I’m a virgin and I intend to stay that way for a few years yet, and no sum of money would ever change my mind.
Hell, I recently had sex with a not-particularly-attractive person whose name I don’t even know for free. If I knew I could get paid for it, however, I would probably ask for whatever price the market could bear.
I think I’d have to leave the price up to my husband, since I’d ultimately need his okay to do this and to know that it wasn’t going to kill our marriage. Whatever he thought would buy off his jealousy, I guess.
I suspect it would have to be at least $300,000, but I’d have to ask him.
As long as I wasn’t in a relationship of any sort, and was guaranteed no harm in any way, I’d prolly do it for free. If I have to take money for it, $100,000 would do me nicely.
If I AM in a relationship, no amount of money could make me do that.
::Taking down names and checking my bank balance::
If I were single then I’d be any female doper’s for a pizza and some root beer.
I’m not single though so there’s nothing that would tempt me, my wife provides me with all the pizza and root beer I need.
Severe head trauma and a sucking chest wound.
Let’s see, price I’d accept?
: putting pinky up to lips :
<Dr.

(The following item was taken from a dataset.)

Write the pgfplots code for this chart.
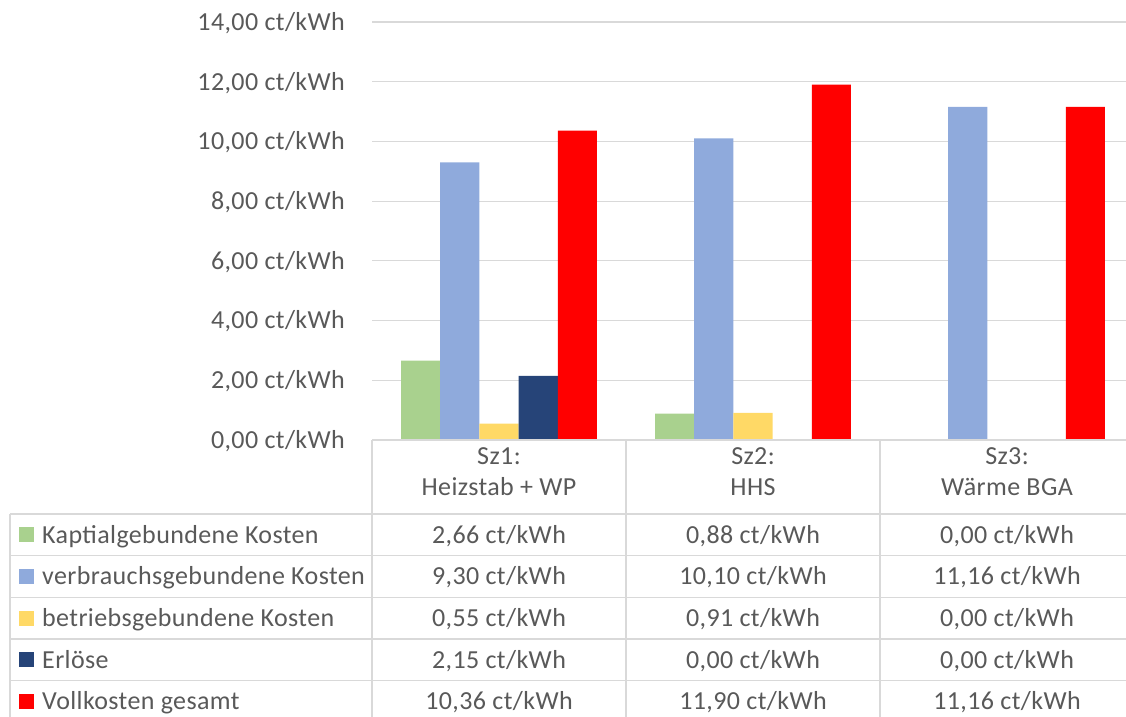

Evil>One Trillion Dollars!</Dr. Evil>
And even that wouldn’t quite be enough to buy a clean conscience for myself. In truth, no amount of money would make it worthwhile for me to cheat on the beautiful Mr. tlw.
I’ve had a cartoon clip from The Far Side on my desk for a long time.
The old couple is walking out of the cinema playing,
“Indecent Proposal” when the rather rough looking old gal asks her husband.
What would you do if Robert Redford offered to take me for a million bucks?
(I still laugh) When I see him look over at her and say,
“I’d pay it!” 
Bricker a two-bagger?

A buck-eighty will do 
200 bucks…
just give me some time to come up with it, OK?

Just as in the movie, everyone that says “no amount would do it” are saying that because the offer isn’t real.
We will never know the actual answer.
10p and a lollypop.
5 year supply of Dew
Carton of Marlboros
Bic Lighters
A New Jetta
16" Apochromatic Telescope & 16" Equatorial Scope
Gallon of Eros Lube
Tent for the yard
To pass all the time I’d have on my hands, after my SO dumped me for being a slut monster. Though all that might be WELL worth the exchange.
As long as I’m married, I couldn’t do it.
If I was unattached, still don’t think I could, but that’s too many “what-if’s” to consider.
But if you give me some good chocolate, I’ll be your friend! 
You couldn’t afford it.
Depends on the person. If she’s really unattractive, I’ll do it for a bag of peanuts. Otherwise I will buy her a bag of peanuts. I would like to offer more but that’s all I can afford.
Highest bidder.
As long as we’re negotiating… I’d really like 30 billion dollars and several private islands. Nice ones. Uninhabited is a must.
How much you got?
I’d gladly pay hou Tuesday… oh wait…
Hmmm… while I’d like to say that mere money won’t do it – I think 6-digit figures might start to make me at least think about it a little more closely…
No, wait, I’m a good boy… I can’t be bought… seduction on the other hand… well… who’s that knockin at my door?